Will you write out the data exactly, excluding every picture?

-=-=-

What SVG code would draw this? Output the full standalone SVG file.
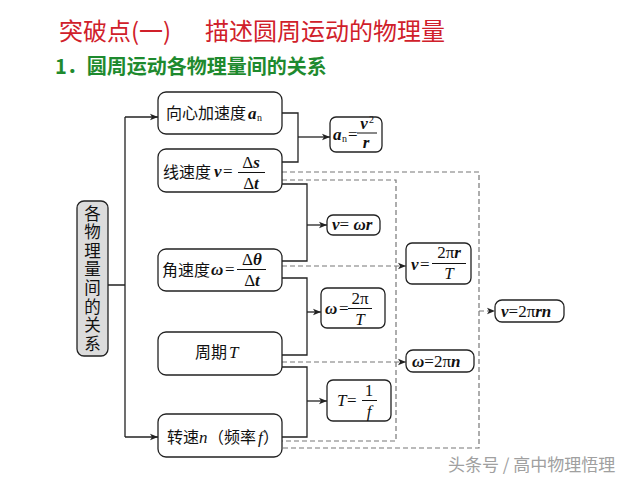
<svg xmlns="http://www.w3.org/2000/svg" width="640" height="480" viewBox="0 0 640 480">
<defs>
<style>
.box{fill:#fff;stroke:#222;stroke-width:1.3}
.gbox{fill:#dcdcdc;stroke:#222;stroke-width:1.3}
.cn{font-family:"Noto Sans CJK SC","Noto Sans",sans-serif;font-size:16px;fill:#111}
.vt{font-family:"Noto Sans CJK SC","Noto Sans",sans-serif;font-size:16.5px;fill:#111;writing-mode:vertical-rl;letter-spacing:2.1px}
.mi{font-family:"Liberation Serif",serif;font-style:italic;font-weight:bold;font-size:17px;fill:#111}
.mr{font-family:"Liberation Serif",serif;font-size:17px;fill:#111}
.sub{font-family:"Liberation Serif",serif;font-size:10px;fill:#111}
.ln{fill:none;stroke:#222;stroke-width:1.3}
.dl{fill:none;stroke:#777;stroke-width:1.2;stroke-dasharray:5,3}
.fl{stroke:#111;stroke-width:1}
</style>
<marker id="ah" viewBox="0 0 10 10" refX="10" refY="5" markerWidth="8" markerHeight="8" markerUnits="userSpaceOnUse" orient="auto">
<path d="M0,1 L10,5 L0,9 L2.5,5 Z" fill="#222"/>
</marker>
</defs>
<rect width="640" height="480" fill="#fff"/>
<text x="59" y="40" font-family="Noto Sans CJK SC,sans-serif" font-size="24" fill="#d0202a">突破点(一)</text>
<text x="205" y="40" font-family="Noto Sans CJK SC,sans-serif" font-size="24" fill="#d0202a">描述圆周运动的物理量</text>
<text x="55" y="74" font-family="Noto Sans CJK SC,sans-serif" font-size="20" font-weight="bold" fill="#1e8a2e">1．圆周运动各物理量间的关系</text>

<g id="connectors">
<path class="ln" d="M108,285 H125 M125,117 V437"/>
<path class="ln" d="M125,117 H158" marker-end="url(#ah)"/>
<path class="ln" d="M125,437 H158" marker-end="url(#ah)"/>
<path class="ln" d="M282,113 H298 V162 H282"/>
<path class="ln" d="M298,137 H330" marker-end="url(#ah)"/>
<path class="ln" d="M282,184 H307 V261 H282"/>
<path class="ln" d="M307,225 H327" marker-end="url(#ah)"/>
<path class="ln" d="M282,278 H307 V355 H282"/>
<path class="ln" d="M307,312 H321" marker-end="url(#ah)"/>
<path class="ln" d="M282,367 H307 V437 H282"/>
<path class="ln" d="M307,401 H327" marker-end="url(#ah)"/>
<path class="dl" d="M282,172 H479 V448 H282"/>
<path class="dl" d="M479,311 H495" marker-end="url(#ah)"/>
<path class="dl" d="M282,180 H396 V441 H282"/>
<path class="dl" d="M282,266 H406" marker-end="url(#ah)"/>
<path class="dl" d="M282,362 H406" marker-end="url(#ah)"/>
</g>

<g id="n-root">
<rect class="gbox" x="77" y="201" width="31" height="155" rx="7"/>
<text class="vt" x="92.5" y="205">各物理量间的关系</text>
</g>

<g id="n-an">
<rect class="box" x="158" y="92" width="124" height="42" rx="8"/>
<text class="cn" x="166" y="119">向心加速度</text>
<text class="mi" x="248" y="119">a</text>
<text class="sub" x="257" y="121">n</text>
</g>

<g id="n-v">
<rect class="box" x="158" y="149" width="124" height="43" rx="8"/>
<text class="cn" x="163" y="178">线速度</text>
<text class="mi" x="214" y="177">v</text><text class="mr" x="223" y="177">=</text>
<text class="mr" x="251" y="168" text-anchor="middle">Δ<tspan class="mi">s</tspan></text>
<line class="fl" x1="238" y1="172.5" x2="265" y2="172.5"/>
<text class="mr" x="251" y="189" text-anchor="middle">Δ<tspan class="mi">t</tspan></text>
</g>

<g id="n-w">
<rect class="box" x="158" y="249" width="124" height="42" rx="8"/>
<text class="cn" x="162" y="276">角速度</text>
<text class="mi" x="211" y="275">ω</text><text class="mr" x="225" y="275">=</text>
<text class="mr" x="252" y="265" text-anchor="middle">Δ<tspan class="mi">θ</tspan></text>
<line class="fl" x1="237" y1="269.5" x2="266" y2="269.5"/>
<text class="mr" x="252" y="286" text-anchor="middle">Δ<tspan class="mi">t</tspan></text>
</g>

<g id="n-T">
<rect class="box" x="158" y="332" width="124" height="43" rx="8"/>
<text class="cn" x="195" y="358">周期</text>
<text class="mr" x="229" y="358" font-style="italic">T</text>
</g>

<g id="n-n">
<rect class="box" x="158" y="414" width="124" height="43" rx="8"/>
<text class="cn" x="167" y="443">转速</text>
<text class="mr" x="199" y="443" font-style="italic">n</text>
<text class="cn" x="208" y="443">（频率</text>
<text class="mr" x="258" y="443" font-style="italic">f</text>
<text class="cn" x="263" y="443">）</text>
</g>

<g id="r-an">
<rect class="box" x="330" y="117" width="52" height="35" rx="6"/>
<text class="mi" x="333" y="140">a</text>
<text class="sub" x="342" y="142">n</text>
<text class="mr" x="348" y="140">=</text>
<text class="mi" x="364" y="129" text-anchor="middle">v</text>
<text class="sub" x="369" y="123" font-size="9">2</text>
<line class="fl" x1="357" y1="133" x2="377" y2="133"/>
<text class="mi" x="366" y="148" text-anchor="middle">r</text>
</g>

<g id="r-wr">
<rect class="box" x="327" y="215" width="53" height="20" rx="6"/>
<text x="332" y="230"><tspan class="mi">v</tspan><tspan class="mr">= </tspan><tspan class="mi">ωr</tspan></text>
</g>

<g id="r-wT">
<rect class="box" x="321" y="288" width="64" height="40" rx="6"/>
<text class="mi" x="325" y="314">ω</text><text class="mr" x="339" y="314">=</text>
<text class="mr" x="360" y="304" text-anchor="middle">2π</text>
<line class="fl" x1="348" y1="308.5" x2="372" y2="308.5"/>
<text class="mr" x="360" y="325" text-anchor="middle" font-style="italic">T</text>
</g>

<g id="r-Tf">
<rect class="box" x="327" y="380" width="64" height="41" rx="6"/>
<text class="mr" x="337" y="406" font-style="italic">T</text><text class="mr" x="347" y="406">=</text>
<text class="mr" x="369" y="396" text-anchor="middle">1</text>
<line class="fl" x1="362" y1="400.5" x2="377" y2="400.5"/>
<text class="mr" x="369" y="417" text-anchor="middle" font-style="italic">f</text>
</g>

<g id="r-vT">
<rect class="box" x="406" y="243" width="65" height="41" rx="6"/>
<text class="mi" x="411" y="270">v</text><text class="mr" x="420" y="270">=</text>
<text x="449" y="258" text-anchor="middle"><tspan class="mr">2π</tspan><tspan class="mi">r</tspan></text>
<line class="fl" x1="432" y1="263.5" x2="466" y2="263.5"/>
<text class="mr" x="449" y="279" text-anchor="middle" font-style="italic">T</text>
</g>

<g id="r-wn">
<rect class="box" x="406" y="350" width="68" height="22" rx="7"/>
<text x="412" y="367"><tspan class="mi">ω</tspan><tspan class="mr">=2π</tspan><tspan class="mi">n</tspan></text>
</g>

<g id="r-vrn">
<rect class="box" x="495" y="300" width="69" height="22" rx="7"/>
<text x="501" y="317"><tspan class="mi">v</tspan><tspan class="mr">=2π</tspan><tspan class="mi">rn</tspan></text>
</g>

<text x="448" y="471" font-family="Noto Sans CJK SC,sans-serif" font-size="17" fill="#a0a0a0">头条号 / 高中物理悟理</text>
</svg>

-=-=-

** SOLUTION TO THIS TASK **
What SVG code would draw this? Output the full standalone SVG file.
<svg xmlns="http://www.w3.org/2000/svg" width="640" height="480" viewBox="0 0 640 480">
<defs>
<style>
.box{fill:#fff;stroke:#222;stroke-width:1.3}
.gbox{fill:#dcdcdc;stroke:#222;stroke-width:1.3}
.cn{font-family:"Noto Sans CJK SC","Noto Sans",sans-serif;font-size:16px;fill:#111}
.vt{font-family:"Noto Sans CJK SC","Noto Sans",sans-serif;font-size:16.5px;fill:#111;writing-mode:vertical-rl;letter-spacing:2.1px}
.mi{font-family:"Liberation Serif",serif;font-style:italic;font-weight:bold;font-size:17px;fill:#111}
.mr{font-family:"Liberation Serif",serif;font-size:17px;fill:#111}
.sub{font-family:"Liberation Serif",serif;font-size:10px;fill:#111}
.ln{fill:none;stroke:#222;stroke-width:1.3}
.dl{fill:none;stroke:#777;stroke-width:1.2;stroke-dasharray:5,3}
.fl{stroke:#111;stroke-width:1}
</style>
<marker id="ah" viewBox="0 0 10 10" refX="10" refY="5" markerWidth="8" markerHeight="8" markerUnits="userSpaceOnUse" orient="auto">
<path d="M0,1 L10,5 L0,9 L2.5,5 Z" fill="#222"/>
</marker>
</defs>
<rect width="640" height="480" fill="#fff"/>
<text x="59" y="40" font-family="Noto Sans CJK SC,sans-serif" font-size="24" fill="#d0202a">突破点(一)</text>
<text x="205" y="40" font-family="Noto Sans CJK SC,sans-serif" font-size="24" fill="#d0202a">描述圆周运动的物理量</text>
<text x="55" y="74" font-family="Noto Sans CJK SC,sans-serif" font-size="20" font-weight="bold" fill="#1e8a2e">1．圆周运动各物理量间的关系</text>

<g id="connectors">
<path class="ln" d="M108,285 H125 M125,117 V437"/>
<path class="ln" d="M125,117 H158" marker-end="url(#ah)"/>
<path class="ln" d="M125,437 H158" marker-end="url(#ah)"/>
<path class="ln" d="M282,113 H298 V162 H282"/>
<path class="ln" d="M298,137 H330" marker-end="url(#ah)"/>
<path class="ln" d="M282,184 H307 V261 H282"/>
<path class="ln" d="M307,225 H327" marker-end="url(#ah)"/>
<path class="ln" d="M282,278 H307 V355 H282"/>
<path class="ln" d="M307,312 H321" marker-end="url(#ah)"/>
<path class="ln" d="M282,367 H307 V437 H282"/>
<path class="ln" d="M307,401 H327" marker-end="url(#ah)"/>
<path class="dl" d="M282,172 H479 V448 H282"/>
<path class="dl" d="M479,311 H495" marker-end="url(#ah)"/>
<path class="dl" d="M282,180 H396 V441 H282"/>
<path class="dl" d="M282,266 H406" marker-end="url(#ah)"/>
<path class="dl" d="M282,362 H406" marker-end="url(#ah)"/>
</g>

<g id="n-root">
<rect class="gbox" x="77" y="201" width="31" height="155" rx="7"/>
<text class="vt" x="92.5" y="205">各物理量间的关系</text>
</g>

<g id="n-an">
<rect class="box" x="158" y="92" width="124" height="42" rx="8"/>
<text class="cn" x="166" y="119">向心加速度</text>
<text class="mi" x="248" y="119">a</text>
<text class="sub" x="257" y="121">n</text>
</g>

<g id="n-v">
<rect class="box" x="158" y="149" width="124" height="43" rx="8"/>
<text class="cn" x="163" y="178">线速度</text>
<text class="mi" x="214" y="177">v</text><text class="mr" x="223" y="177">=</text>
<text class="mr" x="251" y="168" text-anchor="middle">Δ<tspan class="mi">s</tspan></text>
<line class="fl" x1="238" y1="172.5" x2="265" y2="172.5"/>
<text class="mr" x="251" y="189" text-anchor="middle">Δ<tspan class="mi">t</tspan></text>
</g>

<g id="n-w">
<rect class="box" x="158" y="249" width="124" height="42" rx="8"/>
<text class="cn" x="162" y="276">角速度</text>
<text class="mi" x="211" y="275">ω</text><text class="mr" x="225" y="275">=</text>
<text class="mr" x="252" y="265" text-anchor="middle">Δ<tspan class="mi">θ</tspan></text>
<line class="fl" x1="237" y1="269.5" x2="266" y2="269.5"/>
<text class="mr" x="252" y="286" text-anchor="middle">Δ<tspan class="mi">t</tspan></text>
</g>

<g id="n-T">
<rect class="box" x="158" y="332" width="124" height="43" rx="8"/>
<text class="cn" x="195" y="358">周期</text>
<text class="mr" x="229" y="358" font-style="italic">T</text>
</g>

<g id="n-n">
<rect class="box" x="158" y="414" width="124" height="43" rx="8"/>
<text class="cn" x="167" y="443">转速</text>
<text class="mr" x="199" y="443" font-style="italic">n</text>
<text class="cn" x="208" y="443">（频率</text>
<text class="mr" x="258" y="443" font-style="italic">f</text>
<text class="cn" x="263" y="443">）</text>
</g>

<g id="r-an">
<rect class="box" x="330" y="117" width="52" height="35" rx="6"/>
<text class="mi" x="333" y="140">a</text>
<text class="sub" x="342" y="142">n</text>
<text class="mr" x="348" y="140">=</text>
<text class="mi" x="364" y="129" text-anchor="middle">v</text>
<text class="sub" x="369" y="123" font-size="9">2</text>
<line class="fl" x1="357" y1="133" x2="377" y2="133"/>
<text class="mi" x="366" y="148" text-anchor="middle">r</text>
</g>

<g id="r-wr">
<rect class="box" x="327" y="215" width="53" height="20" rx="6"/>
<text x="332" y="230"><tspan class="mi">v</tspan><tspan class="mr">= </tspan><tspan class="mi">ωr</tspan></text>
</g>

<g id="r-wT">
<rect class="box" x="321" y="288" width="64" height="40" rx="6"/>
<text class="mi" x="325" y="314">ω</text><text class="mr" x="339" y="314">=</text>
<text class="mr" x="360" y="304" text-anchor="middle">2π</text>
<line class="fl" x1="348" y1="308.5" x2="372" y2="308.5"/>
<text class="mr" x="360" y="325" text-anchor="middle" font-style="italic">T</text>
</g>

<g id="r-Tf">
<rect class="box" x="327" y="380" width="64" height="41" rx="6"/>
<text class="mr" x="337" y="406" font-style="italic">T</text><text class="mr" x="347" y="406">=</text>
<text class="mr" x="369" y="396" text-anchor="middle">1</text>
<line class="fl" x1="362" y1="400.5" x2="377" y2="400.5"/>
<text class="mr" x="369" y="417" text-anchor="middle" font-style="italic">f</text>
</g>

<g id="r-vT">
<rect class="box" x="406" y="243" width="65" height="41" rx="6"/>
<text class="mi" x="411" y="270">v</text><text class="mr" x="420" y="270">=</text>
<text x="449" y="258" text-anchor="middle"><tspan class="mr">2π</tspan><tspan class="mi">r</tspan></text>
<line class="fl" x1="432" y1="263.5" x2="466" y2="263.5"/>
<text class="mr" x="449" y="279" text-anchor="middle" font-style="italic">T</text>
</g>

<g id="r-wn">
<rect class="box" x="406" y="350" width="68" height="22" rx="7"/>
<text x="412" y="367"><tspan class="mi">ω</tspan><tspan class="mr">=2π</tspan><tspan class="mi">n</tspan></text>
</g>

<g id="r-vrn">
<rect class="box" x="495" y="300" width="69" height="22" rx="7"/>
<text x="501" y="317"><tspan class="mi">v</tspan><tspan class="mr">=2π</tspan><tspan class="mi">rn</tspan></text>
</g>

<text x="448" y="471" font-family="Noto Sans CJK SC,sans-serif" font-size="17" fill="#a0a0a0">头条号 / 高中物理悟理</text>
</svg>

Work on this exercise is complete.